Justice of the North Dakota Supreme Court
- In office 1917–1922
- Preceded by: Edward T. Burke
- Succeeded by: Sveinbjorn Johnson

District Attorney of Trempealeau County, Wisconsin

Personal details
- Born: May 11, 1842
- Died: March 22, 1933 (aged 90)
- Alma mater: Michigan State University College of Law

= James Robinson (North Dakota judge) =

American judge (1842–1933)

James Robinson (May 11, 1843 – March 22, 1933) was a justice of the North Dakota Supreme Court from 1917 to 1922.

== Biography ==

=== Early years ===
Born in Michigan, Robinson began his education in Canada, where he taught school for a short time.
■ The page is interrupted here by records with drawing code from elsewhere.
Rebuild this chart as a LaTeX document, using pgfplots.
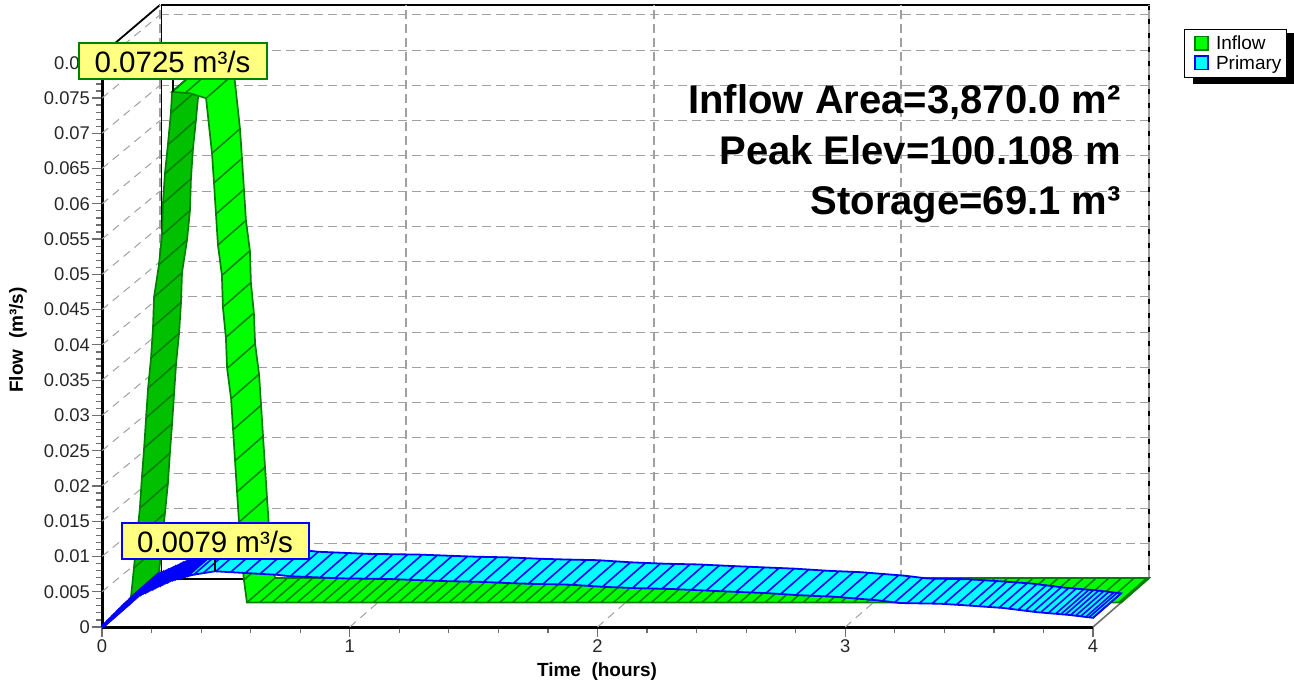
\documentclass[border=0pt]{standalone}
\usepackage{pgfplots}
\usepackage{pgfplotstable}
\usepackage{fontspec}
\setmainfont{Liberation Sans}
\pgfplotsset{compat=1.18}
\usepgfplotslibrary{fillbetween}
\definecolor{gridg}{RGB}{160,160,160}
\definecolor{tickg}{RGB}{110,110,110}
\definecolor{inl}{RGB}{0,255,0}
\definecolor{ind}{RGB}{0,192,0}
\definecolor{inedge}{RGB}{0,128,0}
\definecolor{pri}{RGB}{0,255,255}
\definecolor{priedge}{RGB}{0,0,255}
\definecolor{labelfill}{RGB}{255,255,128}
\newcommand{\fs}[1]{\fontsize{#1}{#1}\selectfont}

% Inflow: rising limb
\pgfplotstableread{
t q
0 0
.004 .0008
.016 .0049
.028 .0092
.040 .0134
.048 .0177
.057 .0219
.065 .0262
.073 .0304
.085 .0347
.093 .0391
.097 .0433
.117 .0479
.129 .0521
.133 .0566
.141 .0608
.153 .0649
.165 .0694
.170 .0724
}\inrise
% Inflow: crest and falling limb, then base
\pgfplotstableread{
t q
.170 .0724
.242 .0722
.307 .0715
.331 .0637
.339 .0595
.347 .0551
.355 .0507
.371 .0464
.375 .0419
.387 .0376
.392 .0332
.408 .0289
.416 .0245
.424 .0201
.432 .0157
.440 .0114
.448 .0072
.460 .0032
.472 0
4 0
}\infall
% Primary outline
\pgfplotstableread{
t q
0 0
.121 .0041
.222 .0057
.287 .0067
.367 .0074
.456 .0079
.706 .0074
.759 .0072
.961 .0069
1.162 .0068
1.393 .0065
1.526 .0064
1.659 .0062
1.756 .0061
1.889 .0060
2.022 .0057
2.159 .0055
2.293 .0054
2.414 .0052
2.547 .0050
2.684 .0048
2.817 .0045
2.951 .0043
3.128 .0038
3.221 .0034
3.382 .0033
3.475 .0031
3.637 .0027
3.774 .0021
3.907 .0017
4.000 .0013
}\primary
% Primary: early limb hatches
\pgfplotstableread{
t q
0 0
.01 .0003
.02 .0007
.03 .0010
.04 .0014
.05 .0017
.06 .0021
.07 .0024
.08 .0028
.09 .0031
.10 .0034
.11 .0038
.12 .0041
.13 .0042
.14 .0044
.15 .0045
.16 .0047
.17 .0048
.18 .0050
.19 .0052
.20 .0053
.21 .0055
.22 .0057
.23 .0058
.24 .0060
.25 .0062
.26 .0063
.27 .0065
.28 .0066
.29 .0067
.30 .0068
.31 .0069
.32 .0070
.33 .0071
.34 .0072
}\pririse
% Primary hatch positions
\pgfplotstableread{
t q
.37 .0074
.41 .0077
.46 .0079
.52 .0078
.58 .0077
.64 .0076
.70 .0074
.76 .0072
.82 .0071
.88 .0070
.94 .0069
1.00 .0069
1.06 .0068
1.12 .0068
1.18 .0068
1.24 .0067
1.30 .0066
1.36 .0065
1.42 .0065
1.48 .0064
1.54 .0064
1.60 .0063
1.66 .0062
1.72 .0061
1.78 .0061
1.84 .0060
1.90 .0060
1.96 .0058
2.02 .0057
2.08 .0056
2.14 .0055
2.20 .0055
2.26 .0054
2.32 .0054
2.38 .0053
2.44 .0052
2.50 .0051
2.56 .0050
2.62 .0049
2.68 .0048
2.74 .0047
2.80 .0045
2.86 .0044
2.92 .0043
2.98 .0042
3.04 .0040
3.10 .0038
3.15 .0037
3.20 .0035
3.25 .0034
3.30 .0034
3.35 .0033
3.40 .0033
3.45 .0032
3.50 .0031
3.54 .0030
3.58 .0029
3.62 .0027
3.66 .0026
3.70 .0025
3.73 .0024
3.76 .0022
3.79 .0021
3.82 .0020
3.85 .0019
3.87 .0018
3.89 .0018
3.91 .0017
3.93 .0016
3.95 .0015
3.97 .0014
3.985 .0014
4.00 .0013
}\prihatch
% Inflow hatch positions on the crest and the falling limb
\pgfplotstableread{
t q
.170 .0724
.222 .0722
.307 .0715
.331 .0637
.339 .0595
.347 .0551
.355 .0507
.371 .0464
.375 .0419
.387 .0376
.392 .0332
.408 .0289
.416 .0245
.424 .0201
.432 .0157
.440 .0114
.448 .0072
.460 .0032
.472 0
.523 0
.574 0
.625 0
.676 0
.727 0
.778 0
.829 0
.880 0
.931 0
.982 0
1.033 0
1.084 0
1.135 0
1.186 0
1.237 0
1.288 0
1.339 0
1.390 0
1.441 0
1.492 0
1.543 0
1.594 0
1.645 0
1.696 0
1.747 0
1.798 0
1.849 0
1.900 0
1.951 0
2.002 0
2.053 0
2.104 0
2.155 0
2.206 0
2.257 0
2.308 0
2.359 0
2.410 0
2.461 0
2.512 0
2.563 0
2.614 0
2.665 0
2.716 0
2.767 0
2.818 0
2.869 0
2.920 0
2.971 0
3.022 0
3.073 0
3.124 0
3.175 0
3.226 0
3.277 0
3.328 0
3.379 0
3.430 0
3.481 0
3.532 0
3.583 0
3.634 0
3.685 0
3.736 0
3.787 0
3.838 0
3.889 0
3.940 0
3.991 0
}\inhatch

\begin{document}
\begin{tikzpicture}
\path (0pt,0pt) rectangle (1294pt,686pt);
\fill[black] (1193pt,602pt) rectangle (1294pt,653pt);
\begin{axis}[
  at={(102pt,59pt)},anchor=south west,
  scale only axis,width=991pt,height=572.7pt,
  xmin=0,xmax=4,ymin=0,ymax=0.0812,
  clip=false,
  axis lines=left,
  axis line style={-,line width=3pt,black},
  xtick={0,1,2,3,4},minor x tick num=4,
  ytick={0,0.005,0.01,0.015,0.02,0.025,0.03,0.035,0.04,0.045,0.05,0.055,0.06,0.065,0.07,0.075,0.08},
  minor y tick num=4,
  tick align=outside,
  major tick length=10pt,minor tick length=6pt,
  tick style={tickg,line width=1.2pt},
  scaled y ticks=false,
  tick label style={font=\fs{18.4},/pgf/number format/assume math mode=true,text=black!85},
  yticklabel style={/pgf/number format/.cd,fixed,precision=3,assume math mode=true,/tikz/xshift=1.5pt},
  xticklabel style={yshift=1pt},
  xlabel={\fs{19}\bfseries Time\ \ (hours)},
  xlabel style={at={(axis cs:1.998,0)},anchor=center,yshift=-45pt},
  ylabel={\fs{19}\bfseries Flow\ \ (m³/s)},
  ylabel style={at={(axis cs:-0.339,0.0407)},anchor=center},
  legend style={at={(axis cs:4.3674,0.08479)},anchor=north west,draw=black,line width=1pt,
    font=\fs{19},inner xsep=1.5pt,inner ysep=4pt,row sep=-1pt,
    nodes={inner xsep=4pt,inner ysep=2.5pt},
    cells={anchor=west}},
  legend cell align=left,
  legend image code/.code={\draw[#1,line width=1.3pt] (9pt,-6.5pt) rectangle (22pt,7pt);\path[draw=none,fill=none] (0pt,0pt)--(26pt,0pt);},
  dpt/.style={x filter/.expression={x+#1*0.113},y filter/.expression={y+#1*0.00347}},
  gridh/.style={forget plot,gridg,line width=1.1pt,dash pattern=on 9pt off 5pt},
  gridd/.style={forget plot,gridg,line width=1pt,dash pattern=on 8pt off 6pt},
]
% wall and floor grid
\pgfplotsinvokeforeach{.0118,.0168,.0218,.0269,.0318,.0368,.0418,.0468,.0518,.0568,.0618,.0668,.0718,.0768,.0818,.0868}{
  \addplot[gridh] coordinates {(.2341,#1)(4.226,#1)};
}
\addplot[forget plot,black,line width=1.8pt] coordinates {(.2402,.0068)(.2402,.0882)(4.226,.0882)(4.226,.0068)};
\addplot[forget plot,black,line width=1.8pt] coordinates {(.2341,.0068)(4.226,.0068)};
\addplot[forget plot,black,line width=1.8pt] coordinates {(0,.0812)(.2341,.0882)};
\pgfplotsinvokeforeach{.2341,1.2271,2.2280,3.2250,4.2260}{
  \addplot[gridh] coordinates {(#1,.0068)(#1,.0882)};
}
\pgfplotsinvokeforeach{.005,.010,.015,.020,.025,.030,.035,.040,.045,.050,.055,.060,.065,.070,.075,.080}{
  \addplot[gridd] coordinates {(0,#1)(.2341,#1+.0068)};
}
\addplot[gridd] coordinates {(1,0)(1.226,.0069)};
\addplot[gridd] coordinates {(2,0)(2.226,.0069)};
\addplot[gridd] coordinates {(3,0)(3.226,.0069)};
\addplot[forget plot,tickg,line width=1.6pt] coordinates {(4,0)(4.226,.0069)};
\addplot[forget plot,tickg,line width=1.6pt] coordinates {(0,0)(.2341,.0068)};

% Inflow ribbon
\addplot[forget plot,draw=none,name path=ra,dpt=1] table[x=t,y=q] {\inrise};
\addplot[forget plot,draw=none,name path=rb,dpt=2] table[x=t,y=q] {\inrise};
\addplot[forget plot,fill=ind,draw=inedge,line width=1.7pt] fill between[of=ra and rb,on layer=main];
\addplot[forget plot,quiver={u=.113,v=.00347},inedge,line width=1.6pt,dpt=1] table[x=t,y=q] {\inrise};
\addplot[forget plot,draw=none,name path=fa,dpt=1] table[x=t,y=q] {\infall};
\addplot[forget plot,draw=none,name path=fb,dpt=2] table[x=t,y=q] {\infall};
\addplot[forget plot,fill=inl,draw=inedge,line width=1.7pt] fill between[of=fa and fb,on layer=main];
\addplot[forget plot,quiver={u=.113,v=.00347},inedge,line width=1.5pt,dpt=1] table[x=t,y=q] {\inhatch};
\addplot[forget plot,black,line width=1.6pt] coordinates {(.2866,.0759)(.2866,.0776)};

% Primary ribbon
\addplot[forget plot,draw=none,name path=pa] table[x=t,y=q] {\primary};
\addplot[forget plot,draw=none,name path=pb,dpt=1] table[x=t,y=q] {\primary};
\addplot[forget plot,fill=pri,draw=priedge,line width=1.8pt] fill between[of=pa and pb,on layer=main];
\addplot[forget plot,quiver={u=.113,v=.00347},priedge,line width=3.5pt] table[x=t,y=q] {\pririse};
\addplot[forget plot,quiver={u=.113,v=.00347},priedge,line width=1.6pt] table[x=t,y=q] {\prihatch};
\addplot[forget plot,black,line width=1.6pt] coordinates {(.456,.0079)(.456,.0095)};

\addlegendimage{fill=inl,draw=inedge}
\addlegendentry{Inflow}
\addlegendimage{fill=pri,draw=priedge}
\addlegendentry{Primary}
\end{axis}
\node[anchor=base east,inner sep=0pt,font=\fs{40}\bfseries,text=black] at (1121pt,572.5pt) {Inflow Area=3,870.0 m²};
\node[anchor=base east,inner sep=0pt,font=\fs{40}\bfseries,text=black] at (1121pt,521pt) {Peak Elev=100.108 m};
\node[anchor=base east,inner sep=0pt,font=\fs{40}\bfseries,text=black] at (1121pt,471pt) {Storage=69.1 m³};
\node[draw=inedge,fill=labelfill,line width=2pt,font=\fs{29.5},minimum width=188pt,minimum height=36pt,inner sep=0pt] at (172.5pt,624.5pt) {0.0725 m³/s};
\node[draw=priedge,fill=labelfill,line width=2pt,font=\fs{29.5},minimum width=187pt,minimum height=36pt,inner sep=0pt] at (215pt,144.5pt) {0.0079 m³/s};
\end{tikzpicture}
\end{document}
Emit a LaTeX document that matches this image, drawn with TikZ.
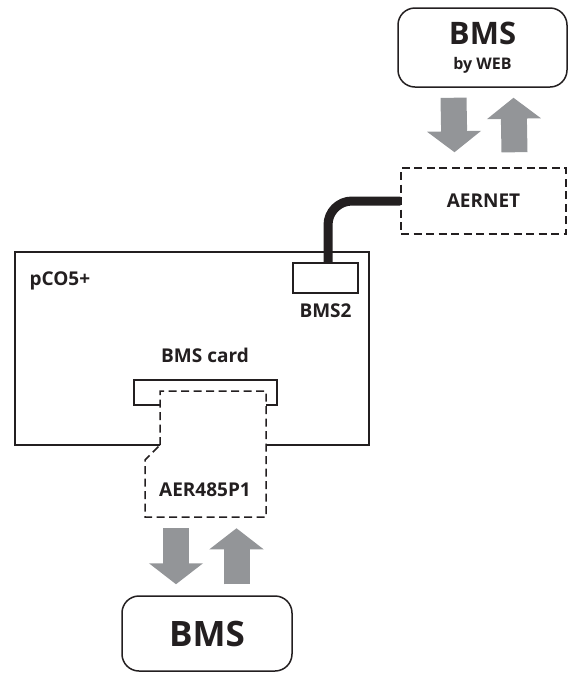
\documentclass[tikz,border=0pt]{standalone}
\usepackage{fontspec}
\setmainfont{Open Sans}
\usetikzlibrary{arrows.meta, positioning}

\definecolor{ink}{RGB}{35,31,32}
\definecolor{arrowgray}{RGB}{147,149,152}

\tikzset{
  bmsbox/.style={draw=ink, line width=1.5pt, rounded corners=17pt, inner sep=0pt},
  dashbox/.style={draw=ink, line width=1.5pt, dash pattern=on 8pt off 4.5pt},
  lbl/.style={text=ink, font=\bfseries\fontsize{19}{21}\selectfont},
  fat/.style={line width=26pt, draw=arrowgray, -{Triangle[length=21pt, width=53pt]}},
  cable/.style={draw=ink, line width=9pt, rounded corners=24pt},
}

\begin{document}
\begin{tikzpicture}[x=1pt, y=-1pt]
  \useasboundingbox (0,0) rectangle (571,673);

  % BMS by WEB and AERNET
  \node[bmsbox, minimum width=169pt, minimum height=79pt, text=ink,
        align=center, font=\bfseries\fontsize{31}{25}\selectfont] (web) at (482.5,47.5)
    {BMS\\{\fontsize{16}{18}\selectfont by WEB}};
  \node[dashbox, lbl, minimum width=165pt, minimum height=66pt,
        inner sep=0pt] (aernet) at (483.5,201) {AERNET};
  \draw[fat] ([xshift=-29pt, yshift=-10pt]web.south) -- ([xshift=-29pt, yshift=15pt]aernet.north);
  \draw[fat] ([xshift=31pt, yshift=15pt]aernet.north) -- ([xshift=31pt, yshift=-10pt]web.south);

  % pCO5+ board (bottom edge left open for the card)
  \draw[ink, line width=1.5pt] (160,445) -- (15,445) -- (15,252) -- (369,252)
    -- (369,445) -- (266,445);
  \node[lbl, anchor=west] (pco) at (26,281) {pCO5+};

  % BMS2 port and cable
  \node[draw=ink, line width=1.5pt, minimum width=65pt, minimum height=30pt,
        inner sep=0pt] (bms2) at (325.5,278) {};
  \node[lbl, below=6pt of bms2] (bms2lbl) {BMS2};
  \draw[cable] (aernet.west) -| ([xshift=2.5pt]bms2.north);

  % BMS card slot and AER485P1 card
  \node[lbl] (slotlbl) at (205,355) {BMS card};
  \draw[ink, line width=1.5pt] (160,405) -- (134,405) -- (134,380) -- (277,380)
    -- (277,405) -- (266,405);
  \draw[dashbox] (160,445) -- (160,391) -- (266,391) -- (266,517) -- (145,517)
    -- (145,460) -- cycle;
  \node[lbl] (card) at (205,490) {AER485P1};

  % BMS
  \node[bmsbox, minimum width=170pt, minimum height=75pt, text=ink,
        font=\bfseries\fontsize{35}{35}\selectfont] (bms) at (207,633.5) {BMS};
  \draw[fat] ([xshift=-31pt, yshift=67pt]bms.north) -- ([xshift=-31pt, yshift=11pt]bms.north);
  \draw[fat] ([xshift=29.5pt, yshift=11pt]bms.north) -- ([xshift=29.5pt, yshift=67pt]bms.north);
\end{tikzpicture}
\end{document}
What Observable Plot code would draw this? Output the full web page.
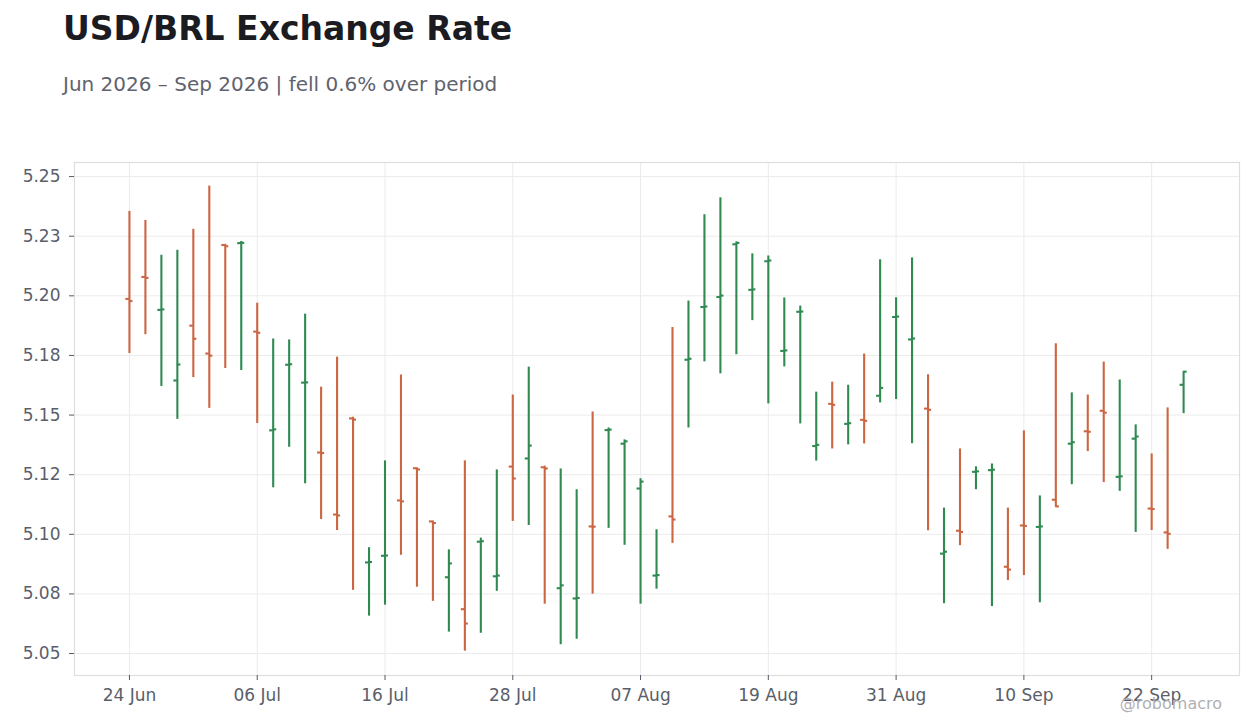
<!DOCTYPE html>
<html>
<head>
<meta charset="utf-8">
<script src="https://cdn.jsdelivr.net/npm/d3@7"></script>
<script src="https://cdn.jsdelivr.net/npm/@observablehq/plot@0.6"></script>
<style>
  html, body { margin: 0; padding: 0; background: #ffffff; }
  #wrap { position: relative; width: 1260px; height: 728px; font-family: "DejaVu Sans", sans-serif; }
  #head { position: relative; height: 110px; }
  #title { position: absolute; left: 63px; top: 12px; font-size: 33px; line-height: 1; font-weight: bold; color: #1b1b22; white-space: nowrap; }
  #subtitle { position: absolute; left: 63px; top: 74px; font-size: 20px; line-height: 1; color: #5f636d; white-space: nowrap; }
  #credit { position: absolute; right: 38px; top: 696px; font-size: 16px; line-height: 1; color: #b0b0b4; white-space: nowrap; }
  svg { display: block; }
</style>
</head>
<body>
<div id="wrap">
  <div id="head">
    <div id="title">USD/BRL Exchange Rate</div>
    <div id="subtitle">Jun 2026 – Sep 2026 | fell 0.6% over period</div>
  </div>
  <div id="chart"></div>
  <div id="credit">@robomacro</div>
</div>
<script>
// Business-day index 0..66 (24 Jun 2026 – 24 Sep 2026)
const opens = [
  5.1987, 5.2079, 5.1941, 5.1645, 5.1875, 5.1758, 5.2213, 5.2221, 5.1850, 5.1436,
  5.1711, 5.1636, 5.1343, 5.1083, 5.1486, 5.0882, 5.0910, 5.1142, 5.1277, 5.1054,
  5.0820, 5.0686, 5.0969, 5.0824, 5.1284, 5.1318, 5.1281, 5.0774, 5.0731, 5.1033,
  5.1437, 5.1380, 5.1192, 5.0827, 5.1075, 5.1732, 5.1953, 5.1995, 5.2216, 5.2025,
  5.2145, 5.1769, 5.1933, 5.1370, 5.1547, 5.1463, 5.1480, 5.1581, 5.1911, 5.1817,
  5.1527, 5.0919, 5.1015, 5.1262, 5.1269, 5.0864, 5.1037, 5.1031, 5.1145, 5.1380,
  5.1432, 5.1518, 5.1241, 5.1401, 5.1108, 5.1008, 5.1627
];
const highs = [
  5.2354, 5.2316, 5.2170, 5.2191, 5.2279, 5.2460, 5.2216, 5.2228, 5.1969, 5.1819,
  5.1815, 5.1923, 5.1617, 5.1743, 5.1491, 5.0944, 5.1308, 5.1668, 5.1279, 5.1056,
  5.0935, 5.1308, 5.0984, 5.1270, 5.1584, 5.1701, 5.1286, 5.1274, 5.1187, 5.1513,
  5.1446, 5.1396, 5.1233, 5.1019, 5.1867, 5.1978, 5.2340, 5.2411, 5.2226, 5.2176,
  5.2167, 5.1991, 5.1957, 5.1596, 5.1638, 5.1625, 5.1756, 5.2151, 5.1992, 5.2159,
  5.1669, 5.1110, 5.1358, 5.1283, 5.1295, 5.1110, 5.1434, 5.1161, 5.1799, 5.1593,
  5.1584, 5.1722, 5.1647, 5.1459, 5.1337, 5.1530, 5.1682
];
const lows = [
  5.1758, 5.1837, 5.1620, 5.1482, 5.1657, 5.1528, 5.1695, 5.1687, 5.1465, 5.1195,
  5.1365, 5.1212, 5.1062, 5.1016, 5.0765, 5.0657, 5.0703, 5.0912, 5.0778, 5.0719,
  5.0590, 5.0510, 5.0585, 5.0761, 5.1054, 5.1037, 5.0707, 5.0537, 5.0560, 5.0749,
  5.1025, 5.0954, 5.0707, 5.0770, 5.0962, 5.1446, 5.1723, 5.1673, 5.1753, 5.1896,
  5.1547, 5.1702, 5.1463, 5.1307, 5.1358, 5.1375, 5.1379, 5.1551, 5.1565, 5.1380,
  5.1015, 5.0709, 5.0952, 5.1187, 5.0697, 5.0806, 5.0827, 5.0713, 5.1114, 5.1208,
  5.1347, 5.1217, 5.1180, 5.1008, 5.1016, 5.0937, 5.1506
];
const closes = [
  5.1978, 5.2075, 5.1943, 5.1712, 5.1820, 5.1749, 5.2208, 5.2222, 5.1845, 5.1440,
  5.1713, 5.1637, 5.1341, 5.1079, 5.1481, 5.0884, 5.0911, 5.1138, 5.1272, 5.1047,
  5.0878, 5.0626, 5.0971, 5.0827, 5.1234, 5.1372, 5.1276, 5.0786, 5.0733, 5.1032,
  5.1439, 5.1390, 5.1221, 5.0829, 5.1062, 5.1736, 5.1955, 5.2001, 5.2222, 5.2027,
  5.2148, 5.1771, 5.1934, 5.1375, 5.1543, 5.1466, 5.1476, 5.1614, 5.1913, 5.1821,
  5.1522, 5.0927, 5.1010, 5.1264, 5.1271, 5.0852, 5.1035, 5.1033, 5.1117, 5.1386,
  5.1430, 5.1510, 5.1243, 5.1410, 5.1106, 5.1002, 5.1682
];

const xTickIndex = [0, 8, 16, 24, 32, 40, 48, 56, 64];
const xTickLabels = ["24 Jun", "06 Jul", "16 Jul", "28 Jul", "07 Aug", "19 Aug", "31 Aug", "10 Sep", "22 Sep"];
const yTickValues = [5.05, 5.075, 5.10, 5.125, 5.15, 5.175, 5.20, 5.225, 5.25];
const yTickLabels = ["5.05", "5.08", "5.10", "5.12", "5.15", "5.18", "5.20", "5.23", "5.25"];

const UP = "#2f8a52";
const DOWN = "#cc6542";
const TICK = 0.22; // open/close tick length in bar-index units

const bars = opens.map((o, i) => ({
  i, open: o, high: highs[i], low: lows[i], close: closes[i],
  color: closes[i] >= o ? UP : DOWN
}));

const chart = Plot.plot({
  width: 1260,
  height: 618,
  marginLeft: 74,
  marginRight: 21,
  marginTop: 52,
  marginBottom: 53,
  style: { fontFamily: "DejaVu Sans, sans-serif", fontSize: "17px", color: "#5a5e69", background: "#ffffff" },
  x: { type: "linear", domain: [-3.44, 69.5] },
  y: { type: "linear", domain: [5.0408, 5.2559] },
  marks: [
    Plot.gridX(xTickIndex, { stroke: "#ebebeb", strokeOpacity: 1 }),
    Plot.gridY(yTickValues, { stroke: "#ebebeb", strokeOpacity: 1 }),
    Plot.frame({ stroke: "#dedede", strokeWidth: 1.2 }),
    Plot.axisX({ ticks: xTickIndex, tickFormat: (d) => xTickLabels[xTickIndex.indexOf(d)], tickSize: 5, tickPadding: 8, stroke: "#555a66", label: null }),
    Plot.axisY({ ticks: yTickValues, tickFormat: (d) => yTickLabels[yTickValues.indexOf(d)], tickSize: 5, tickPadding: 9, stroke: "#555a66", label: null }),
    Plot.ruleX(bars, { x: "i", y1: "low", y2: "high", stroke: "color", strokeWidth: 2.1 }),
    Plot.ruleY(bars, { y: "open", x1: (d) => d.i - TICK, x2: "i", stroke: "color", strokeWidth: 2.1 }),
    Plot.ruleY(bars, { y: "close", x1: "i", x2: (d) => d.i + TICK, stroke: "color", strokeWidth: 2.1 })
  ]
});
document.getElementById("chart").appendChild(chart);
</script>
</body>
</html>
He enlisted in the Union Army and served during the Civil War.

=== Legal career ===
Robinson graduated from the Michigan State University College of Law on March 5, 1868, and thereafter engaged in the private practice of law in Wisconsin until 1883, during which time he also served a term as District Attorney of Trempealeau County.

Robinson then moved to Fargo, Dakota Territory, in 1882 where he resumed his private practice until 1916, when, at the age of 73, he was elected to a six-year term on the North Dakota Supreme Court.

While serving as a Justice, he wrote a weekly "Saturday Evening Letter" column about the work of the court for the Bismarck Tribune. He had an opposition to the doctrine of precedent and stare decisis, which attracted criticism upon his practice.

He became Chief Justice of North Dakota in 1921, but was defeated in a reelection attempt in 1922.

=== Later years ===

He then returned to the practice of law until poor health forced his retirement, in 1931. In 1923, Robinson published a book entitled Wrongs and Remedies. In 1931, he moved into a National Soldiers Home in Milwaukee, Wisconsin, and remained there until his death in 1933.